TASK DETAILS >> Transcribe every line from the top down to the line with "return x / W, 1 - y / H", both ends included, but not the pictures.

INFORMATION SUPPLIED >>
════════
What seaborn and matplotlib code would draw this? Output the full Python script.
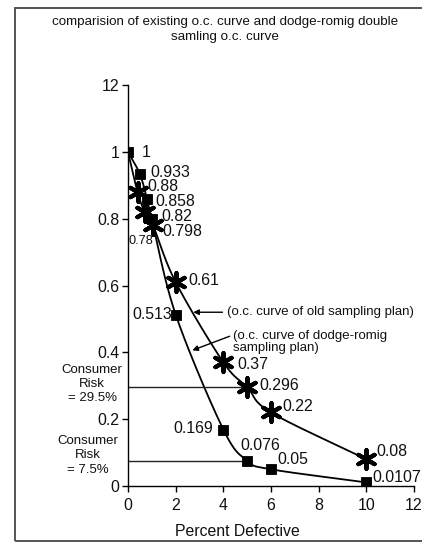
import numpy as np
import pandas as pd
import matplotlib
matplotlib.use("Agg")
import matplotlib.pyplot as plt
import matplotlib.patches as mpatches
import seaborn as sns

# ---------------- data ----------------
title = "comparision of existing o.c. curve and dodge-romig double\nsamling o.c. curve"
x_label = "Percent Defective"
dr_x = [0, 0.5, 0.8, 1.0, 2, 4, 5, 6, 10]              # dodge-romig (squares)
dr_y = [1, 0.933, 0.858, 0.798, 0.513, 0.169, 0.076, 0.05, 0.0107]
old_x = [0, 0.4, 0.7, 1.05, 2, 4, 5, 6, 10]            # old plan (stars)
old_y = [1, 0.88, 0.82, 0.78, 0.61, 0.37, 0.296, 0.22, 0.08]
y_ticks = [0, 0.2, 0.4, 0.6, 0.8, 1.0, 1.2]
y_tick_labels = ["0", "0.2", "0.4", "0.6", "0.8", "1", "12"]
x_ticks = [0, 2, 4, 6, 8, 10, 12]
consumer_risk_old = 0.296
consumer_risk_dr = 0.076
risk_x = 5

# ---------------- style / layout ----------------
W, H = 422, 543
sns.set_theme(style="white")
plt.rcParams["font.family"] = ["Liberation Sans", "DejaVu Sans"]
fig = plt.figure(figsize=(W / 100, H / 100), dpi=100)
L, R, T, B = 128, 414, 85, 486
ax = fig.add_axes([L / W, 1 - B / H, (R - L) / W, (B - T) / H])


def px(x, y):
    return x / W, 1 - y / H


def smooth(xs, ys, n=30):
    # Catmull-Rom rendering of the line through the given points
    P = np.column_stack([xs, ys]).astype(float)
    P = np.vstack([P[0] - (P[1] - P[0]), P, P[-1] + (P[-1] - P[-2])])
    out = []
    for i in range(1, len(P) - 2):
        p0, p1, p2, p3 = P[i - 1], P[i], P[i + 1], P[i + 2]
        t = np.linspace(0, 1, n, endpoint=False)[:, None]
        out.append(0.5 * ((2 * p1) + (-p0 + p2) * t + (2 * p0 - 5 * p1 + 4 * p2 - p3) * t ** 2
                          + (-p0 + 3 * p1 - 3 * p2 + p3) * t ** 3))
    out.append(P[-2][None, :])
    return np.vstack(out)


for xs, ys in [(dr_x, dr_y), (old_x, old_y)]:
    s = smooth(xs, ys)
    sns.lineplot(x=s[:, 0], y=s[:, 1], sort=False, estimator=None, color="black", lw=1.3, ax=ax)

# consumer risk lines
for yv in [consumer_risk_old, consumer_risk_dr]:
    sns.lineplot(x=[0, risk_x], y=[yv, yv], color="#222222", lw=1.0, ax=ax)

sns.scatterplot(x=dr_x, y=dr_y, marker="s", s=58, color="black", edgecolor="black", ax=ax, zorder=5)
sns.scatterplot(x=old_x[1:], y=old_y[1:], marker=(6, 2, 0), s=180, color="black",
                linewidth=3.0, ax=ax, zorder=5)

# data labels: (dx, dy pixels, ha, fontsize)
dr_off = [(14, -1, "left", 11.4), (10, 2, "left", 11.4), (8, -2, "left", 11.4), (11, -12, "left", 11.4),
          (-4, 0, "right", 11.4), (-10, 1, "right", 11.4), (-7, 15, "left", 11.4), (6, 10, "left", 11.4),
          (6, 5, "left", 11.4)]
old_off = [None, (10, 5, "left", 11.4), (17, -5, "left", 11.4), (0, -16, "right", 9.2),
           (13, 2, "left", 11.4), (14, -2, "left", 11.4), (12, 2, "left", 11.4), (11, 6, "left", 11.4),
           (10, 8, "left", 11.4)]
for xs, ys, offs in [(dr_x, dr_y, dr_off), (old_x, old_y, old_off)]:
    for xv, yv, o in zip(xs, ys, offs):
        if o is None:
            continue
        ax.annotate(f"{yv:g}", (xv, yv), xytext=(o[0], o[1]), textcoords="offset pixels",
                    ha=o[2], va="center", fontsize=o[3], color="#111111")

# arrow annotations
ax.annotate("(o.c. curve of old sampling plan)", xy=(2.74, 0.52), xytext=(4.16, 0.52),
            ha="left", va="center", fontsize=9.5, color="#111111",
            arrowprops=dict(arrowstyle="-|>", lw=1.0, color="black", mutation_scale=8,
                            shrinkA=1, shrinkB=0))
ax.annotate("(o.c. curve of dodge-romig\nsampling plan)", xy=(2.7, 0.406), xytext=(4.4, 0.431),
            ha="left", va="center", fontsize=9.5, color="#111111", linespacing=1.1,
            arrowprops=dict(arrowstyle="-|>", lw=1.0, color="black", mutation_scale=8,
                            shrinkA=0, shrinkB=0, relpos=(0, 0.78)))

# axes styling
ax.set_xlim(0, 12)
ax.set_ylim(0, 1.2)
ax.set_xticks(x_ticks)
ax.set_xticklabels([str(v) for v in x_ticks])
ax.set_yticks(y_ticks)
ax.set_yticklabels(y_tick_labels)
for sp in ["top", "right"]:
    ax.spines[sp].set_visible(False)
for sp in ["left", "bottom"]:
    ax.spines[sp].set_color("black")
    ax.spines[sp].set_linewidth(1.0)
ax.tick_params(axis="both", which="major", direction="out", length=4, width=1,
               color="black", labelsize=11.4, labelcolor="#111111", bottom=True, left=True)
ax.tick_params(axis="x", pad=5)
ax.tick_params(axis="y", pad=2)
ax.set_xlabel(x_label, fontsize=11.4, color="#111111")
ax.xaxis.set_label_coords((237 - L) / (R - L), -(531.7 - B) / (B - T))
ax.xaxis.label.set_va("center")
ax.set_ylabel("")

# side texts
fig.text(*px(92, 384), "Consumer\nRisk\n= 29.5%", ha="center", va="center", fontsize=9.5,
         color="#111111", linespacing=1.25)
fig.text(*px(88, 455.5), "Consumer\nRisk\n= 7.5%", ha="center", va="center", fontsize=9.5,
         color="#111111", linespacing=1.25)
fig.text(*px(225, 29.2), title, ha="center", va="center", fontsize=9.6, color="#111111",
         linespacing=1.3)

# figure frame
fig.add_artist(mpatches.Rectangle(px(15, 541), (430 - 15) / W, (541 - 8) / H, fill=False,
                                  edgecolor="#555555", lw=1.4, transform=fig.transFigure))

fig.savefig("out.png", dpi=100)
════════
TASK ANSWER >>
What seaborn and matplotlib code would draw this? Output the full Python script.
import numpy as np
import pandas as pd
import matplotlib
matplotlib.use("Agg")
import matplotlib.pyplot as plt
import matplotlib.patches as mpatches
import seaborn as sns

# ---------------- data ----------------
title = "comparision of existing o.c. curve and dodge-romig double\nsamling o.c. curve"
x_label = "Percent Defective"
dr_x = [0, 0.5, 0.8, 1.0, 2, 4, 5, 6, 10]              # dodge-romig (squares)
dr_y = [1, 0.933, 0.858, 0.798, 0.513, 0.169, 0.076, 0.05, 0.0107]
old_x = [0, 0.4, 0.7, 1.05, 2, 4, 5, 6, 10]            # old plan (stars)
old_y = [1, 0.88, 0.82, 0.78, 0.61, 0.37, 0.296, 0.22, 0.08]
y_ticks = [0, 0.2, 0.4, 0.6, 0.8, 1.0, 1.2]
y_tick_labels = ["0", "0.2", "0.4", "0.6", "0.8", "1", "12"]
x_ticks = [0, 2, 4, 6, 8, 10, 12]
consumer_risk_old = 0.296
consumer_risk_dr = 0.076
risk_x = 5

# ---------------- style / layout ----------------
W, H = 422, 543
sns.set_theme(style="white")
plt.rcParams["font.family"] = ["Liberation Sans", "DejaVu Sans"]
fig = plt.figure(figsize=(W / 100, H / 100), dpi=100)
L, R, T, B = 128, 414, 85, 486
ax = fig.add_axes([L / W, 1 - B / H, (R - L) / W, (B - T) / H])


def px(x, y):
    return x / W, 1 - y / H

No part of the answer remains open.